## Request
Repeat the data word for word. Do not include the pictures.

## Dataset content
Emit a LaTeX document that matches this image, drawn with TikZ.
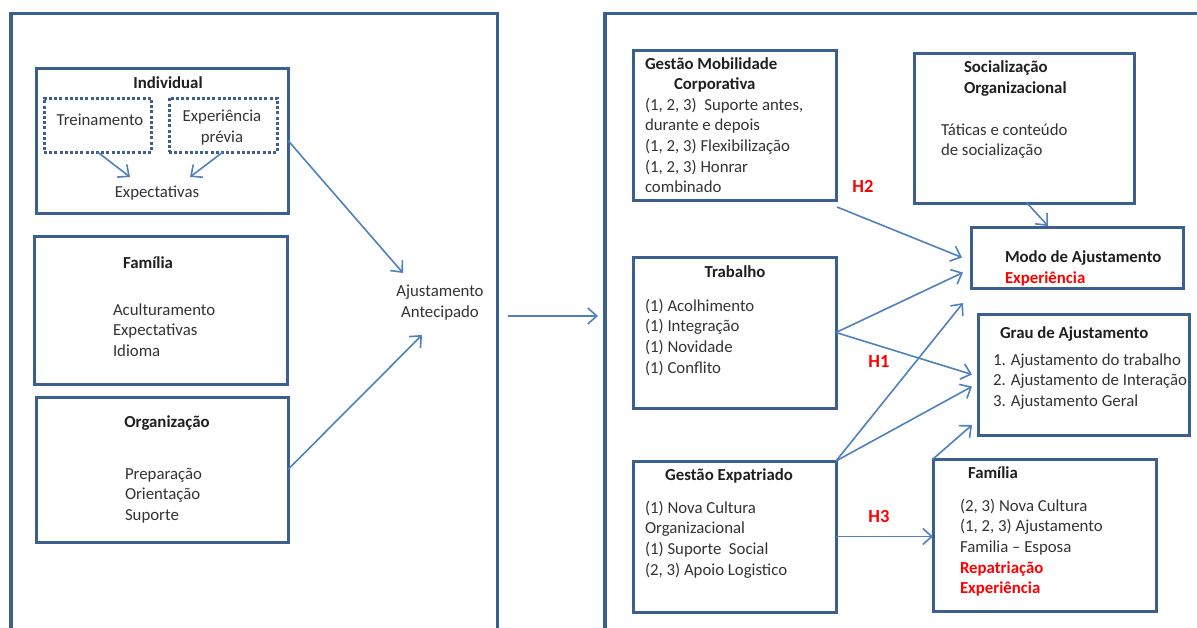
\documentclass[tikz,border=0pt]{standalone}
\usepackage{fontspec}
\setmainfont{Carlito}
\usetikzlibrary{arrows.meta,calc}
\definecolor{boxblue}{HTML}{3B5F8E}
\definecolor{linkblue}{HTML}{4F81BD}
\definecolor{bodytext}{HTML}{333333}
\definecolor{hred}{HTML}{FF0000}

\begin{document}
\begin{tikzpicture}[x=1pt,y=-1pt,
  box/.style={draw=boxblue,line width=3pt,inner sep=0pt,outer sep=0pt,anchor=north west},
  dotbox/.style={draw=boxblue,line width=3pt,dash pattern=on 3pt off 2.2pt,inner sep=0pt,outer sep=0pt,anchor=north west},
  txt/.style={inner sep=0pt,outer sep=0pt,align=left,anchor=base west,text=bodytext,font=\fontsize{16.8}{20.7}\selectfont},
  ttl/.style={inner sep=0pt,outer sep=0pt,align=center,anchor=base,text=black!88,font=\fontsize{16.8}{20.7}\selectfont\bfseries},
  hyp/.style={inner sep=0pt,outer sep=0pt,anchor=base,text=hred,font=\fontsize{18.5}{20}\selectfont\bfseries},
  link/.style={draw=linkblue,line width=1.6pt,-{Straight Barb[length=9pt,width=16pt]}},
]
\useasboundingbox (0,0) rectangle (1197,627);
\fill[white] (0,0) rectangle (1197,627);

% the two panels, open at the bottom
\draw[boxblue,line width=3.5pt] (11,640) -- (11,13.5) -- (497.5,13.5) -- (497.5,640);
\draw[boxblue,line width=3.5pt] (605,640) -- (605,13.5) -- (1210,13.5);

% ---------- left panel ----------
% (multi-line text nodes are placed by the baseline of their last line)
\node[box,minimum width=252pt,minimum height=145pt] (ind) at (36,68) {};
\node[dotbox,minimum width=107pt,minimum height=54pt] (trein) at (44,98) {};
\node[dotbox,minimum width=108pt,minimum height=54pt] (exper) at (169,98) {};
\node[box,minimum width=253pt,minimum height=148pt] (fam) at (34,236) {};
\node[box,minimum width=252pt,minimum height=145pt] (org) at (36,397) {};

\node[ttl] (indT) at (168,88) {Individual};
\node[txt,anchor=base] (treinT) at (100,125) {Treinamento};
\node[txt,align=center,anchor=base] (experT) at (222,142.5) {Experiência\\prévia};
\node[txt,anchor=base] (expect) at (157,197) {Expectativas};
\node[ttl] (famT) at (148,268) {Família};
\node[txt] (famL) at (113,356.4) {Aculturamento\\Expectativas\\Idioma};
\node[ttl] (orgT) at (167,427) {Organização};
\node[txt] (orgL) at (125,520.4) {Preparação\\Orientação\\Suporte};
\node[txt,align=center,anchor=base] (antec) at (440,317) {Ajustamento\\Antecipado};

\draw[link] (trein.south) -- ($(expect.base)+(-27,-20)$);
\draw[link] (exper.south) -- ($(expect.base)+(33,-20)$);
\draw[link] (ind.east) -- ($(antec.base)+(-37,-44)$);
\draw[link] (org.east) -- ($(antec.base)+(-18,18)$);

% link between the panels
\coordinate (flowA) at (508,316);
\coordinate (flowB) at (598,316);
\draw[link] (flowA) -- (flowB);

% ---------- right panel ----------
\node[box,minimum width=203pt,minimum height=150pt] (gmc) at (633,50) {};
\node[box,minimum width=220pt,minimum height=150pt] (soc) at (914,53) {};
\node[box,minimum width=212pt,minimum height=61pt] (modo) at (971,227) {};
\node[box,minimum width=203pt,minimum height=151pt] (trab) at (633,257) {};
\node[box,minimum width=211pt,minimum height=121pt] (grau) at (978,314) {};
\node[box,minimum width=203pt,minimum height=151pt] (gexp) at (633,461) {};
\node[box,minimum width=223pt,minimum height=152pt] (famr) at (933,459) {};

\node[ttl,anchor=base west,align=left] (gmcT) at (645,89.7) {Gestão Mobilidade\\\hspace*{29pt}Corporativa};
\node[txt] (gmcL) at (645,192.8) {(1, 2, 3)\ \ Suporte antes,\\durante e depois\\(1, 2, 3) Flexibilização\\(1, 2, 3) Honrar\\combinado};
\node[hyp] (h2) at (863,192) {H2};

\node[ttl,anchor=base west,align=left] (socT) at (964,93.5) {Socialização\\Organizacional};
\node[txt] (socL) at (941,155.7) {Táticas e conteúdo\\de socialização};

\node[ttl,anchor=base west,align=left] (modoT) at (1005,283.5) {Modo de Ajustamento\\\textcolor{hred}{Experiência}};

\node[ttl] (trabT) at (735,277) {Trabalho};
\node[txt] (trabL) at (645,373.1) {(1) Acolhimento\\(1) Integração\\(1) Novidade\\(1) Conflito};
\node[hyp] (h1) at (879,367) {H1};

\node[ttl,anchor=base west] (grauT) at (1000,338) {Grau de Ajustamento};
\node[txt] (grauL) at (993,406.4) {1. Ajustamento do trabalho\\2. Ajustamento de Interação\\3. Ajustamento Geral};

\node[ttl] (gexpT) at (729,480) {Gestão Expatriado};
\node[txt] (gexpL) at (645,575.1) {(1) Nova Cultura\\Organizacional\\(1) Suporte\ \ Social\\(2, 3) Apoio Logistico};
\node[hyp] (h3) at (879,522) {H3};

\node[ttl,anchor=base west] (famrT) at (968,478) {Família};
\node[txt] (famrL) at (960,593.8) {(2, 3) Nova Cultura\\(1, 2, 3) Ajustamento\\Familia -- Esposa\\\textcolor{hred}{\bfseries Repatriação}\\\textcolor{hred}{\bfseries Experiência}};

\draw[link] ($(gmc.south east)+(1,7)$) -- ($(modo.west)+(-9,0)$);
\draw[link] ($(soc.south)+(3,0)$) -- ($(modo.north west)+(77,-1)$);
\draw[link] (trab.east) -- ($(modo.west)+(-8,15)$);
\draw[link] (trab.east) -- ($(grau.west)+(-6,0)$);
\draw[link] (gexp.north east) -- ($(modo.south west)+(-8,15)$);
\draw[link] (gexp.north east) -- ($(grau.west)+(-6,12)$);
\draw[link] (famr.north west) -- ($(grau.south west)+(-6,-10)$);
\draw[link] (gexp.east) -- (gexp.east -| famr.west);
\end{tikzpicture}
\end{document}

## Correct result
Emit a LaTeX document that matches this image, drawn with TikZ.
\documentclass[tikz,border=0pt]{standalone}
\usepackage{fontspec}
\setmainfont{Carlito}
\usetikzlibrary{arrows.meta,calc}
\definecolor{boxblue}{HTML}{3B5F8E}
\definecolor{linkblue}{HTML}{4F81BD}
\definecolor{bodytext}{HTML}{333333}
\definecolor{hred}{HTML}{FF0000}

\begin{document}
\begin{tikzpicture}[x=1pt,y=-1pt,
  box/.style={draw=boxblue,line width=3pt,inner sep=0pt,outer sep=0pt,anchor=north west},
  dotbox/.style={draw=boxblue,line width=3pt,dash pattern=on 3pt off 2.2pt,inner sep=0pt,outer sep=0pt,anchor=north west},
  txt/.style={inner sep=0pt,outer sep=0pt,align=left,anchor=base west,text=bodytext,font=\fontsize{16.8}{20.7}\selectfont},
  ttl/.style={inner sep=0pt,outer sep=0pt,align=center,anchor=base,text=black!88,font=\fontsize{16.8}{20.7}\selectfont\bfseries},
  hyp/.style={inner sep=0pt,outer sep=0pt,anchor=base,text=hred,font=\fontsize{18.5}{20}\selectfont\bfseries},
  link/.style={draw=linkblue,line width=1.6pt,-{Straight Barb[length=9pt,width=16pt]}},
]
\useasboundingbox (0,0) rectangle (1197,627);
\fill[white] (0,0) rectangle (1197,627);

% the two panels, open at the bottom
\draw[boxblue,line width=3.5pt] (11,640) -- (11,13.5) -- (497.5,13.5) -- (497.5,640);
\draw[boxblue,line width=3.5pt] (605,640) -- (605,13.5) -- (1210,13.5);

% ---------- left panel ----------
% (multi-line text nodes are placed by the baseline of their last line)
\node[box,minimum width=252pt,minimum height=145pt] (ind) at (36,68) {};
\node[dotbox,minimum width=107pt,minimum height=54pt] (trein) at (44,98) {};
\node[dotbox,minimum width=108pt,minimum height=54pt] (exper) at (169,98) {};
\node[box,minimum width=253pt,minimum height=148pt] (fam) at (34,236) {};
\node[box,minimum width=252pt,minimum height=145pt] (org) at (36,397) {};

\node[ttl] (indT) at (168,88) {Individual};
\node[txt,anchor=base] (treinT) at (100,125) {Treinamento};
\node[txt,align=center,anchor=base] (experT) at (222,142.5) {Experiência\\prévia};
\node[txt,anchor=base] (expect) at (157,197) {Expectativas};
\node[ttl] (famT) at (148,268) {Família};
\node[txt] (famL) at (113,356.4) {Aculturamento\\Expectativas\\Idioma};
\node[ttl] (orgT) at (167,427) {Organização};
\node[txt] (orgL) at (125,520.4) {Preparação\\Orientação\\Suporte};
\node[txt,align=center,anchor=base] (antec) at (440,317) {Ajustamento\\Antecipado};

\draw[link] (trein.south) -- ($(expect.base)+(-27,-20)$);
\draw[link] (exper.south) -- ($(expect.base)+(33,-20)$);
\draw[link] (ind.east) -- ($(antec.base)+(-37,-44)$);
\draw[link] (org.east) -- ($(antec.base)+(-18,18)$);

% link between the panels
\coordinate (flowA) at (508,316);
\coordinate (flowB) at (598,316);
\draw[link] (flowA) -- (flowB);

% ---------- right panel ----------
\node[box,minimum width=203pt,minimum height=150pt] (gmc) at (633,50) {};
\node[box,minimum width=220pt,minimum height=150pt] (soc) at (914,53) {};
\node[box,minimum width=212pt,minimum height=61pt] (modo) at (971,227) {};
\node[box,minimum width=203pt,minimum height=151pt] (trab) at (633,257) {};
\node[box,minimum width=211pt,minimum height=121pt] (grau) at (978,314) {};
\node[box,minimum width=203pt,minimum height=151pt] (gexp) at (633,461) {};
\node[box,minimum width=223pt,minimum height=152pt] (famr) at (933,459) {};

\node[ttl,anchor=base west,align=left] (gmcT) at (645,89.7) {Gestão Mobilidade\\\hspace*{29pt}Corporativa};
\node[txt] (gmcL) at (645,192.8) {(1, 2, 3)\ \ Suporte antes,\\durante e depois\\(1, 2, 3) Flexibilização\\(1, 2, 3) Honrar\\combinado};
\node[hyp] (h2) at (863,192) {H2};

\node[ttl,anchor=base west,align=left] (socT) at (964,93.5) {Socialização\\Organizacional};
\node[txt] (socL) at (941,155.7) {Táticas e conteúdo\\de socialização};

\node[ttl,anchor=base west,align=left] (modoT) at (1005,283.5) {Modo de Ajustamento\\\textcolor{hred}{Experiência}};

\node[ttl] (trabT) at (735,277) {Trabalho};
\node[txt] (trabL) at (645,373.1) {(1) Acolhimento\\(1) Integração\\(1) Novidade\\(1) Conflito};
\node[hyp] (h1) at (879,367) {H1};

\node[ttl,anchor=base west] (grauT) at (1000,338) {Grau de Ajustamento};
\node[txt] (grauL) at (993,406.4) {1. Ajustamento do trabalho\\2. Ajustamento de Interação\\3. Ajustamento Geral};

\node[ttl] (gexpT) at (729,480) {Gestão Expatriado};
\node[txt] (gexpL) at (645,575.1) {(1) Nova Cultura\\Organizacional\\(1) Suporte\ \ Social\\(2, 3) Apoio Logistico};
\node[hyp] (h3) at (879,522) {H3};

\node[ttl,anchor=base west] (famrT) at (968,478) {Família};
\node[txt] (famrL) at (960,593.8) {(2, 3) Nova Cultura\\(1, 2, 3) Ajustamento\\Familia -- Esposa\\\textcolor{hred}{\bfseries Repatriação}\\\textcolor{hred}{\bfseries Experiência}};

\draw[link] ($(gmc.south east)+(1,7)$) -- ($(modo.west)+(-9,0)$);
\draw[link] ($(soc.south)+(3,0)$) -- ($(modo.north west)+(77,-1)$);
\draw[link] (trab.east) -- ($(modo.west)+(-8,15)$);
\draw[link] (trab.east) -- ($(grau.west)+(-6,0)$);
\draw[link] (gexp.north east) -- ($(modo.south west)+(-8,15)$);
\draw[link] (gexp.north east) -- ($(grau.west)+(-6,12)$);
\draw[link] (famr.north west) -- ($(grau.south west)+(-6,-10)$);
\draw[link] (gexp.east) -- (gexp.east -| famr.west);
\end{tikzpicture}
\end{document}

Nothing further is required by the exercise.